Required work: Identify each line below that contains the word "this", and copy it out.

(Saved data entries)

--------------------------------

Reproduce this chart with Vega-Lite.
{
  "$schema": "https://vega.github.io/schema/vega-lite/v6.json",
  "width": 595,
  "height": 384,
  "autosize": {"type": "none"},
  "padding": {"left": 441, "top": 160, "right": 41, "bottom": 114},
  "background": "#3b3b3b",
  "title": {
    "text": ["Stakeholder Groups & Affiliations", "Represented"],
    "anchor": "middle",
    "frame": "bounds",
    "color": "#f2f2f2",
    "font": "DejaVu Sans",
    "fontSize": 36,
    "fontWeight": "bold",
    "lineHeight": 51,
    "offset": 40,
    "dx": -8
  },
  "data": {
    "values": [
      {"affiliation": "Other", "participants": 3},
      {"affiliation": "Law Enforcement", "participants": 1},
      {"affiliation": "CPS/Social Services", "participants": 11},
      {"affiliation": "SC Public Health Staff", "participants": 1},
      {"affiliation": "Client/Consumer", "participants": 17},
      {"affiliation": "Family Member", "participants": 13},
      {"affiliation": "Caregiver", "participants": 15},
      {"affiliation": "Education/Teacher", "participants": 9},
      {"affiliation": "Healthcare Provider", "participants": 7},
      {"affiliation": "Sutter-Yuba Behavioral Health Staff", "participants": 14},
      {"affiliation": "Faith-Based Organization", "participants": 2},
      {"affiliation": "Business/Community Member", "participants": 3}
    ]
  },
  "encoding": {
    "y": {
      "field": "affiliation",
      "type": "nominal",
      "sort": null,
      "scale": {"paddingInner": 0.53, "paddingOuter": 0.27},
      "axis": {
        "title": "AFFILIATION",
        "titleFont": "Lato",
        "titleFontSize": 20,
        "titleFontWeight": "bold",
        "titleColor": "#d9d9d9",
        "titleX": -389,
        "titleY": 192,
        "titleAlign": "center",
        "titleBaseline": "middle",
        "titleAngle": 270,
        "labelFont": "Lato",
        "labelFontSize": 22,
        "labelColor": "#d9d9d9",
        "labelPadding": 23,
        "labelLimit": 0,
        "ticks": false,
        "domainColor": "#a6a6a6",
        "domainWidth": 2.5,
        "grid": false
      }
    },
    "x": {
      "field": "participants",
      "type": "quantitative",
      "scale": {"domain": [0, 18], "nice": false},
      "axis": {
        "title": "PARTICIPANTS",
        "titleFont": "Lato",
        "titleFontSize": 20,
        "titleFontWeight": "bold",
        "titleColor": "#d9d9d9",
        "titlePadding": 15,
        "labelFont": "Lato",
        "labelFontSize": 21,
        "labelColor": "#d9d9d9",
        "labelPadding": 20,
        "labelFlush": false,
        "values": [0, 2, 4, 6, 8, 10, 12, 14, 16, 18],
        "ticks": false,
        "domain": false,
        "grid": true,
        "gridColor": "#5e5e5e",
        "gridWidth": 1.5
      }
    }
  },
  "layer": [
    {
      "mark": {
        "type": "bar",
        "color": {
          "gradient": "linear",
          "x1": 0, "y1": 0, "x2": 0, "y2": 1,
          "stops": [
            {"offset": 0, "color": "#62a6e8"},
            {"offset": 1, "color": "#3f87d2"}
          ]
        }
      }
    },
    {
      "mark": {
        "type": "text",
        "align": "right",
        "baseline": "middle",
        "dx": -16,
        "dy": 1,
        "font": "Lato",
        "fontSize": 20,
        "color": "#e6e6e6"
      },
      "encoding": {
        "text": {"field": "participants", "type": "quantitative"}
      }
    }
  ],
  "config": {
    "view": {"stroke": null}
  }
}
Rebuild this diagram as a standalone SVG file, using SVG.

--------------------------------

Solution:
Reproduce this chart with Vega-Lite.
Rebuild this diagram as a standalone SVG file, using SVG.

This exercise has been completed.